Thirdly, we generated a series of knockout cell lines that each lack one of the lipid translocases (enzymes that move lipids against a concentration gradient across the lipid bilayer) and scramblases (enzymes that equilibrate the lipid concentration gradient across the bilayer). We used the generated lipid translocase knock-out cell lines in a broad array of lipidomic, transcriptomic and proteomic screens. The obtained hits from all screening approaches and subsequent validation suggest a strong link between lipid asymmetry and energy metabolism. (Manuscript in preparation, expected date for preprint Q2 2024). To directly measure assess lipid internalization changes in translocase knockout lines we developed a new methodological approach for monitoring lipid transport in the retrograde direction. We genrated a large library of chemical probes that now allow us to monitor lipid transport in cells and conclude upon the mechanisms that maintain organelle membrane identity (manuscript in preparation, expected date for preprint Q2 2024). This technology has now developed into one of the main research lines of the laboratory and we will continue to work in this direction
A significant portion of the work carried out during the funding period of the ERC starting grant project ASYMMEM has already been published in prestigious journals. We anticipate that the key results of the second half of the funding period (detailed above in results sections 1-3) will be published over the course of the year 2024. In addition to publications in scientific journals, the PI and all members of the team have attended key meetings in the field of membrane biology (e.g. various Gordon conferences, FEBS meetings) and presented the obtained results. The presentations were very well received as evidenced by the number of poster and presentation awards by members of the team. Publications and conference participations were promoted on social media (X, Mastodon and Bsky) by the PI, team members and the media office of the host institution. To present our results to the general public, team members participated in the “Long night of Science” in Dresden, an occasion when all research institutions invite the general public into the laboratories and inform on their projects through lectures, workshops and experimental demonstrations.

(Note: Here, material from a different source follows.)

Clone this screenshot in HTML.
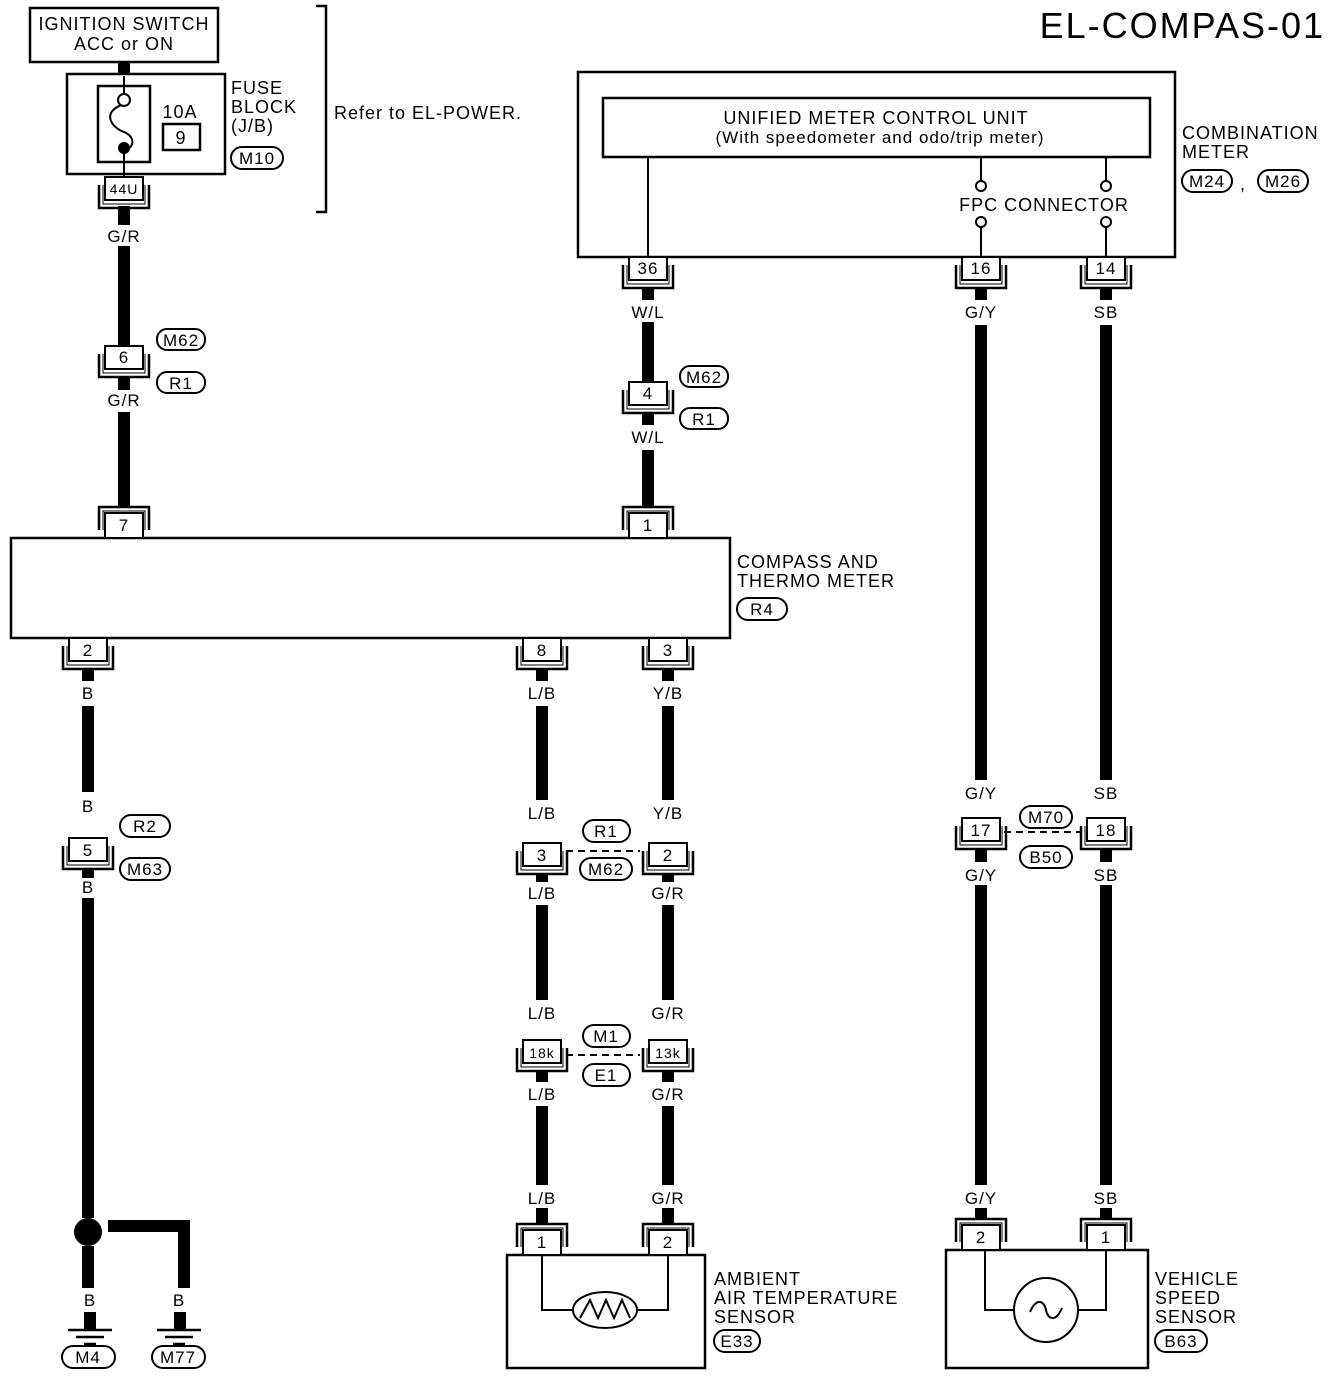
<!DOCTYPE html>
<html><head><meta charset="utf-8"><style>
html,body{margin:0;padding:0;background:#fff}
svg{display:block}
text{font-family:"Liberation Sans",sans-serif;fill:#000;letter-spacing:1px}
</style></head><body>
<svg width="1344" height="1376" viewBox="0 0 1344 1376" xmlns="http://www.w3.org/2000/svg">
<defs>
<g id="cd"><rect x="-19" y="0" width="38" height="23" fill="#fff" stroke="#000" stroke-width="2"/><path d="M-25,8V31H25V8" fill="none" stroke="#000" stroke-width="2.5"/><path d="M-21,8V27H21V8" fill="none" stroke="#000" stroke-width="1"/></g>
<g id="cu"><rect x="-19" y="-25" width="38" height="25" fill="#fff" stroke="#000" stroke-width="2"/><path d="M-25,-8V-31H25V-8" fill="none" stroke="#000" stroke-width="2.5"/><path d="M-21,-8V-27H21V-8" fill="none" stroke="#000" stroke-width="1"/></g>
<g id="gnd"><path d="M-22,0H22M-14,7H14M-6,14H6" stroke="#000" stroke-width="2.5"/></g>
</defs>

<g stroke="#000" stroke-width="12" fill="none">
<path d="M124,62V76M124,206V225M124,246V346M124,378V390M124,412V507"/>
<path d="M648,289V300M648,322V382M648,414V425M648,450V507"/>
<path d="M981,289V300M981,325V780M981,850V862M981,885V1185M981,1208V1219"/>
<path d="M1106,289V300M1106,325V780M1106,850V862M1106,885V1185M1106,1208V1219"/>
<path d="M88,670V681M88,706V792M88,870V878M88,898V1218M88,1246V1288M108,1226H184V1288"/>
<path d="M542,670V681M542,706V800M542,875V882M542,905V1000M542,1072V1082M542,1106V1185M542,1208V1224"/>
<path d="M668,670V681M668,706V800M668,875V882M668,905V1000M668,1072V1082M668,1106V1185M668,1208V1224"/>
<path d="M90,1312V1330M180,1312V1330"/>
</g>
<circle cx="88" cy="1232" r="14" fill="#000"/>
<use href="#gnd" x="90" y="1330"/><use href="#gnd" x="179" y="1330"/>

<g fill="none" stroke="#000" stroke-width="2.5">
<rect x="30" y="8" width="188" height="54" fill="#fff"/>
<rect x="67" y="74" width="158" height="100" fill="#fff"/>
<rect x="98" y="86" width="52" height="76"/>
<rect x="163" y="124" width="37" height="26"/>
<path d="M316,6H326V212H316"/>
<rect x="578" y="72" width="597" height="185" fill="#fff"/>
<rect x="603" y="98" width="547" height="59"/>
<rect x="11" y="538" width="719" height="100" fill="#fff"/>
<rect x="507" y="1255" width="198" height="113" fill="#fff"/>
<rect x="946" y="1250" width="202" height="118" fill="#fff"/>
</g>
<path d="M124,76V94M124,148V176M124,104C100,112 112,128 124,132C138,138 132,150 124,150" stroke="#000" stroke-width="2" fill="none"/>
<circle cx="124" cy="100" r="6" fill="#fff" stroke="#000" stroke-width="2"/>
<circle cx="124" cy="148" r="6" fill="#000"/>
<g stroke="#000" stroke-width="2" fill="none">
<path d="M648,157V262M981,157V181M1106,157V181M981,227V257M1106,227V257"/>
<circle cx="981" cy="186" r="5" fill="#fff"/><circle cx="1106" cy="186" r="5" fill="#fff"/>
<circle cx="981" cy="222" r="5" fill="#fff"/><circle cx="1106" cy="222" r="5" fill="#fff"/>
<path d="M542,1255V1310H573M637,1310H668V1255"/>
<ellipse cx="605" cy="1310" rx="32" ry="18" fill="#fff"/>
<path d="M580,1318L590,1300L598,1318L606,1300L614,1318L622,1300L630,1318"/>
<path d="M985,1250V1310H1014M1078,1310H1106V1250"/>
<circle cx="1046" cy="1310" r="32" fill="#fff"/>
<path d="M1030,1312C1036,1298 1044,1300 1046,1310C1048,1320 1056,1322 1062,1308"/>
</g>
<g stroke="#000" stroke-width="2" stroke-dasharray="7,5">
<path d="M566,851H640M566,1055H640M1004,832H1080"/>
</g>

<use href="#cd" x="124" y="177"/><use href="#cd" x="124" y="346"/><use href="#cu" x="124" y="538"/>
<use href="#cd" x="648" y="257"/><use href="#cd" x="981" y="257"/><use href="#cd" x="1106" y="257"/>
<use href="#cd" x="648" y="382"/><use href="#cu" x="648" y="538"/>
<use href="#cd" x="88" y="638"/><use href="#cd" x="542" y="638"/><use href="#cd" x="668" y="638"/>
<use href="#cd" x="88" y="838"/>
<use href="#cd" x="542" y="843"/><use href="#cd" x="668" y="843"/>
<use href="#cd" x="542" y="1040"/><use href="#cd" x="668" y="1040"/>
<use href="#cd" x="981" y="818"/><use href="#cd" x="1106" y="818"/>
<use href="#cu" x="542" y="1255"/><use href="#cu" x="668" y="1255"/>
<use href="#cu" x="981" y="1250"/><use href="#cu" x="1106" y="1250"/>

<g fill="#fff" stroke="#000" stroke-width="2">
<rect x="231" y="147" width="52" height="22" rx="11"/>
<rect x="157" y="329" width="48" height="21" rx="10"/><rect x="157" y="372" width="48" height="21" rx="10"/>
<rect x="680" y="366" width="48" height="21" rx="10"/><rect x="680" y="408" width="48" height="21" rx="10"/>
<rect x="1182" y="170" width="50" height="22" rx="11"/><rect x="1258" y="170" width="50" height="22" rx="11"/>
<rect x="737" y="598" width="50" height="22" rx="11"/>
<rect x="120" y="815" width="50" height="22" rx="11"/><rect x="120" y="858" width="50" height="22" rx="11"/>
<rect x="583" y="820" width="47" height="22" rx="11"/><rect x="580" y="858" width="52" height="22" rx="11"/>
<rect x="583" y="1025" width="47" height="22" rx="11"/><rect x="583" y="1064" width="47" height="22" rx="11"/>
<rect x="1020" y="806" width="52" height="22" rx="11"/><rect x="1020" y="846" width="52" height="22" rx="11"/>
<rect x="62" y="1346" width="53" height="22" rx="11"/><rect x="152" y="1346" width="53" height="22" rx="11"/>
<rect x="714" y="1330" width="46" height="22" rx="11"/><rect x="1155" y="1330" width="52" height="22" rx="11"/>
</g>

<g font-size="18">
<text x="1325" y="38" font-size="36" text-anchor="end" style="letter-spacing:2px">EL-COMPAS-01</text>
<g text-anchor="middle">
<text x="124" y="30">IGNITION SWITCH</text><text x="124" y="50">ACC or ON</text>
<text x="180" y="118">10A</text><text x="181" y="144">9</text>
<text x="876" y="124">UNIFIED METER CONTROL UNIT</text>
<text x="880" y="143" font-size="17">(With speedometer and odo/trip meter)</text>
<text x="1044" y="211">FPC CONNECTOR</text>
</g>
<text x="231" y="94">FUSE</text><text x="231" y="113">BLOCK</text><text x="231" y="132">(J/B)</text>
<text x="334" y="119">Refer to EL-POWER.</text>
<text x="1182" y="139">COMBINATION</text><text x="1182" y="158">METER</text><text x="1240" y="190">,</text>
<text x="737" y="568">COMPASS AND</text><text x="737" y="587">THERMO METER</text>
<text x="714" y="1285">AMBIENT</text><text x="714" y="1304">AIR TEMPERATURE</text><text x="714" y="1323">SENSOR</text>
<text x="1155" y="1285">VEHICLE</text><text x="1155" y="1304">SPEED</text><text x="1155" y="1323">SENSOR</text>
<g text-anchor="middle" font-size="17">
<text x="257" y="164">M10</text><text x="181" y="346">M62</text><text x="181" y="389">R1</text>
<text x="704" y="383">M62</text><text x="704" y="425">R1</text>
<text x="1207" y="187">M24</text><text x="1283" y="187">M26</text><text x="762" y="615">R4</text>
<text x="145" y="832">R2</text><text x="145" y="875">M63</text>
<text x="606" y="837">R1</text><text x="606" y="875">M62</text>
<text x="606" y="1042">M1</text><text x="606" y="1081">E1</text>
<text x="1046" y="823">M70</text><text x="1046" y="863">B50</text>
<text x="88" y="1363">M4</text><text x="178" y="1363">M77</text>
<text x="737" y="1347">E33</text><text x="1181" y="1347">B63</text>
<text x="124" y="194" font-size="14">44U</text><text x="124" y="363">6</text><text x="124" y="531">7</text>
<text x="648" y="274">36</text><text x="981" y="274">16</text><text x="1106" y="274">14</text>
<text x="648" y="399">4</text><text x="648" y="531">1</text>
<text x="88" y="656">2</text><text x="542" y="656">8</text><text x="668" y="656">3</text>
<text x="88" y="856">5</text><text x="542" y="861">3</text><text x="668" y="861">2</text>
<text x="542" y="1058" font-size="14">18k</text><text x="668" y="1058" font-size="14">13k</text>
<text x="981" y="836">17</text><text x="1106" y="836">18</text>
<text x="542" y="1248">1</text><text x="668" y="1248">2</text><text x="981" y="1243">2</text><text x="1106" y="1243">1</text>
<text x="124" y="242">G/R</text><text x="124" y="406">G/R</text>
<text x="648" y="318">W/L</text><text x="648" y="443">W/L</text>
<text x="981" y="318">G/Y</text><text x="981" y="799">G/Y</text><text x="981" y="881">G/Y</text><text x="981" y="1204">G/Y</text>
<text x="1106" y="318">SB</text><text x="1106" y="799">SB</text><text x="1106" y="881">SB</text><text x="1106" y="1204">SB</text>
<text x="88" y="699">B</text><text x="88" y="812">B</text><text x="88" y="893">B</text><text x="90" y="1306">B</text><text x="179" y="1306">B</text>
<text x="542" y="699">L/B</text><text x="542" y="819">L/B</text><text x="542" y="899">L/B</text><text x="542" y="1019">L/B</text><text x="542" y="1100">L/B</text><text x="542" y="1204">L/B</text>
<text x="668" y="699">Y/B</text><text x="668" y="819">Y/B</text><text x="668" y="899">G/R</text><text x="668" y="1019">G/R</text><text x="668" y="1100">G/R</text><text x="668" y="1204">G/R</text>
</g>
</g>
</svg>
</body></html>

Taken together, we have significantly progressed beyond the state of the art: Lipid transbilayer movement of native lipids is now measurable and our photochemical probes allow to alter lipid levels on millisecond timescales, a huge improvement over less precise and temporally not well-defined pharmacological interventions. We have generated a platform of CRISPR-knockout lines of lipid translocases and scramblases that will serve as valuable resource for the membrane biology community in the future. We developed a technology to monitor lipid transport in cells with unprecedented precision. Finally, we created a model membrane system that allows to photochemically trigger changes in the asymmetric lipid composition, and thus mimic the physiological situation. These tools have enabled us to demonstrate links between lipid asymmetry and energy metabolism as well as lipid asymmetry and lateral membrane organization, both of which were not known before.